Structure and Content

14:00 – 14:20: Introduction: from Satellite Communications (SatCom) to NTN

• What is 5G/5G-Advanced via NTN and why is 6G NTN needed?
• The basics of SatCom.
• 5G-NTN architectures, services, and technologies.
• NTN standardisation and regulation.

This part provides a general overview of the evolution from SatCom to NTN, including system architectures, services, and technologies based on legacy systems and 3GPP Rel. 17-18. The standardisation plan and activities for 5G-Advanced and 6G via NTN are presented. An overview of current spectrum allocations and the preliminary action items for WRC-27 and WRC-31 are also discussed.

14:20 – 15:00: Architectures and services

• Architectures for 5G-Advanced via NTN.
• From 5G-Advanced to 6G-NTN: architecture and service evolution.

This part features a detailed discussion about the evolution of NTN architectures in 5G-Advanced (Rel. 18-19), including regenerative payloads and Wireless Access Backhaul (WAB) nodes, towards unified terrestrial/non-terrestrial global networks for 6G communications.
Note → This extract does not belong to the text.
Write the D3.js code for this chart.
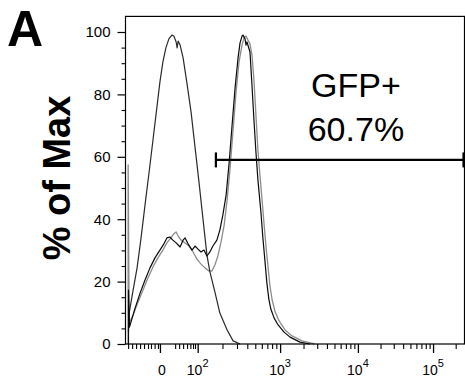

The trends in service provisioning and use cases via NTN in the near-term (5G-Advanced) and in the long-term (6G) are also discussed.

Coffee break

15:30 – 16:30: Technology and Air Interface evolution

• Main technologies in 5G-Advanced/6G NTN systems
  • ○ CF-MIMO, AI, routing in space, self-organised networking, network slicing.
  • ○ Technology challenges.
• Air Interface and waveform evolution for NTN
  • ○ CP-OFDM, OTFS, OFDM variants, NOMA.

This part provides a detailed discussion on the technology, air interface, and waveform trends in NTN for 5G-Advanced and 6G, including Cell-Free MIMO (CF-MIMO), Artificial Intelligence (AI), OFDM variants, Orthogonal Time Frequency Space (OTFS), and Non-Orthogonal Multiple Access (NOMA), routing and overall networking principles towards convergence of NTN and 5G/6G. The main challenges related to the deployment of such technologies in NTN are also discussed.

16:30 – 17:30: Virtualisation and orchestration/edge-computing

• 3D management and orchestration based on AI and edge computing.
• Zero-touch automated operations in NTN.
• Technology challenges.

This part features a detailed discussion on virtualisation and orchestration technologies for NTN, also including edge computing solutions. The integration of AI/ML mechanisms to achieve optimum orchestration are also discussed. The main challenges are also presented to the public, such as satellite mobility management.